1. What the statute actually demands — transparency and a clock
Congress wrote the WPR to force transparency and to reassert legislative authority after Vietnam: it obligates the President to consult with Congress “in every possible instance,” to report within 48 hours when forces are introduced into hostilities, and to terminate forces after 60 days absent congressional authorization, with a further 30‑day withdrawal period [5] [1] [2].
2. The constitutional tug‑of‑war — declaration versus commander‑in‑chief
The Resolution sits atop a constitutional fault line: Article I vests Congress with the power to declare war and control appropriations, while Article II names the President Commander‑in‑Chief; Congress framed the WPR as a necessary exercise of its Article I powers, while Presidents have argued the statute impermissibly infringes on inherent executive authority in foreign affairs [1] [5] [6].
3. How the executive branch reconciles the law — “consistent with,” not “pursuant to”
To avoid conceding the WPR’s constitutionality, administrations routinely submit the reports the statute requires but qualify them as “consistent with” rather than “pursuant to” the WPR and reserve broad legal arguments asserting inherent emergency or defense powers; that tack preserves diplomatic and military flexibility while complying with the WPR’s reporting mechanism in form if not in spirit [1] [4] [3].
4. The WPR’s real constraint — procedural leverage, not an absolute veto
Scholars and practitioners increasingly describe the WPR as primarily a procedural check: it forces consultation, creates timelines, and gives Congress a mechanism—votes, funding controls, or expedited procedures—to press back, but it does not create a self‑executing prohibition that has consistently stopped presidents from using force when they claim other legal bases [3] [7] [8].
5. Practice and precedent — how administrations have complied, evaded, or worked around it
Since 1973 presidents have both complied with reporting and sought alternative authorities: Congress has sometimes passed specific authorizations (e.g., Gulf War‑era measures) and at other times been bypassed by administrations that relied on claimed inherent authority, AUMFs, international mandates, or narrow readings of “hostilities” to justify operations in places such as Kosovo, Libya, and counter‑terrorism strikes—practices that underscore the WPR’s limitations in constraining executive choices in practice [9] [4] [3] [10].

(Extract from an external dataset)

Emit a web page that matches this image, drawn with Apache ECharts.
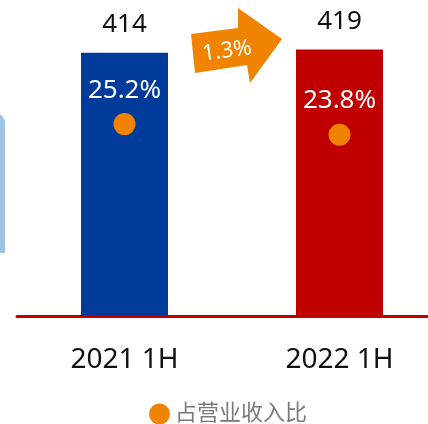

6. Points of contention and the political reality
Legal academics and courts have not definitively resolved the WPR’s constitutionality, leaving the statute’s force dependent on interbranch politics: Congress retains tools (funding, declarations, repeal or new AUMFs) but often lacks the political will or unity to check a president quickly; the executive branch similarly prefers to preserve legal arguments that maximize future flexibility, meaning the WPR operates more as an institutional forum for dispute than as a bright‑line rule [11] [12] [8].
7. Bottom line — what it constrains and what it leaves open
The War Powers Resolution constrains the President by imposing reporting duties and a statutory clock designed to compel congressional consideration and possible authorization, but in practice presidents have interpreted, qualified, and sometimes sidestepped those constraints by claiming constitutional prerogatives, relying on existing AUMFs or other statutory or international justifications, and framing compliance as procedural rather than a surrender of core executive authority [5] [3] [4]. Absent new congressional consensus, the WPR will remain a tool for transparency and political pressure rather than an absolute legal fetter on presidential warmaking [7] [8].